The most reliable mini-game for making money because it involves zero luck: it just relies on you being able to press controller buttons quickly. The aim is to tap a knife in the gaps between your fingers in succession, returning to your thumb after every tap.

At every table you’ll face several opponents in turn, each with faster reactions than the last. It has several variations to master, but you don’t need to worry about the difference: it all comes down to being quicker than your opponent and avoiding stabbing yourself in the knuckle by accident. 

What’s the best way to win?

The best way to win is to hold R2/RT when your opponent takes the blade - they’ll always go first - and pay attention to the button sequence they’re following, because yours will be the same. To start, it’ll be something easy, like X, Triangle, X, Triangle, X, Triangle, etc, but then it’ll become more random. The thumb tap is always X (or A on Xbox One) so you only need to remember five other buttons. 

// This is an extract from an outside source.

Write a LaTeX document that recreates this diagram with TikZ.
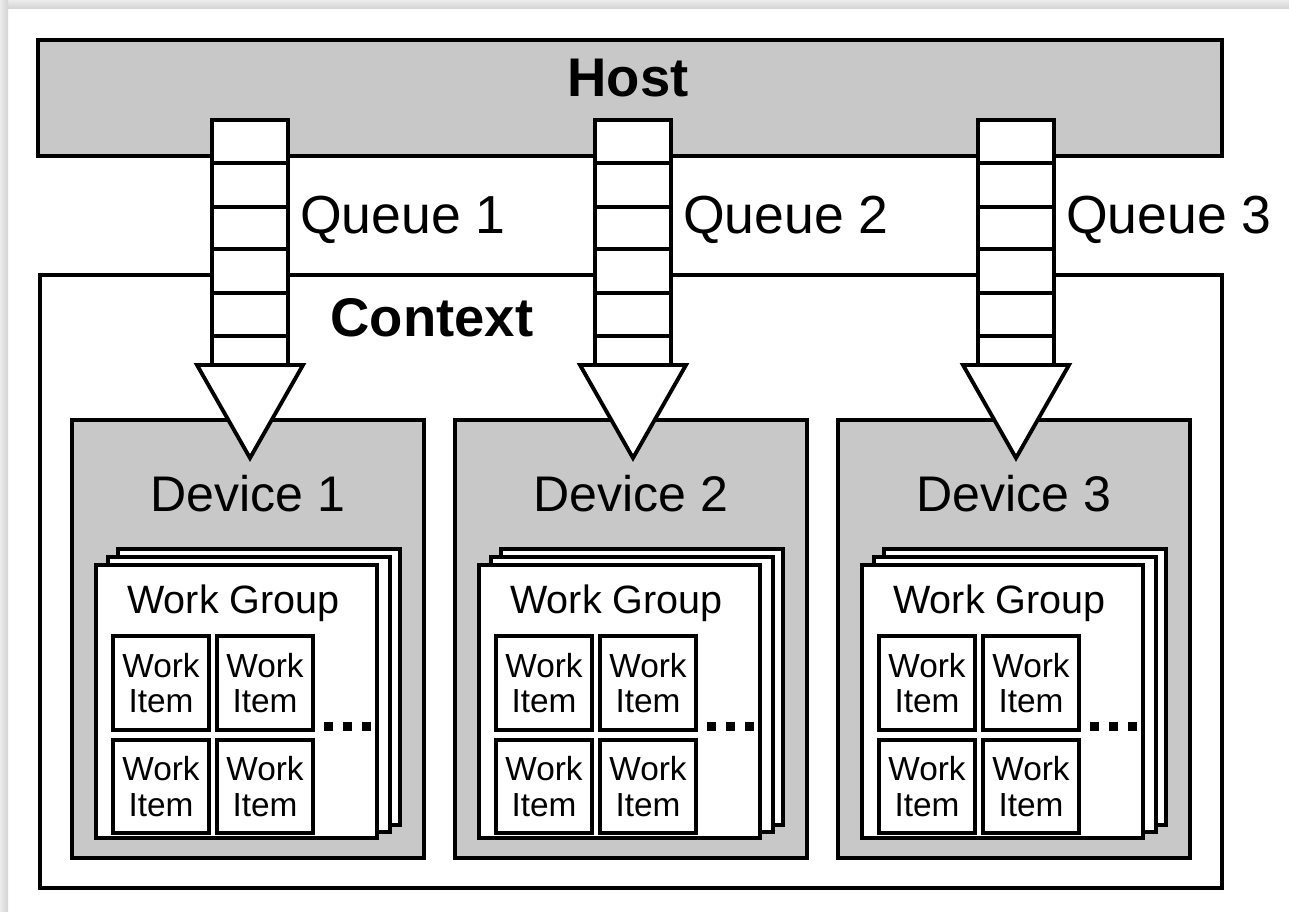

During your opponent’s turn, repeat the pattern over and over in your head - we find it useful to whisper it out loud - and then just focus on pressing the right buttons when it’s your go without paying too much attention to Arthur on-screen. In fact, simply looking at your controller rather than your TV can prove helpful when it’s your turn to slice and dice.

Where can I play?

Your first chance will be in the smaller saloon in Valentine - you’ll visit it near the start of the game. Later, you’ll also find Five Finger Fillet tables in Strawberry and Van Horn. Once you’ve defeated all the opponents at a table, you’ll have to wait six hours before returning.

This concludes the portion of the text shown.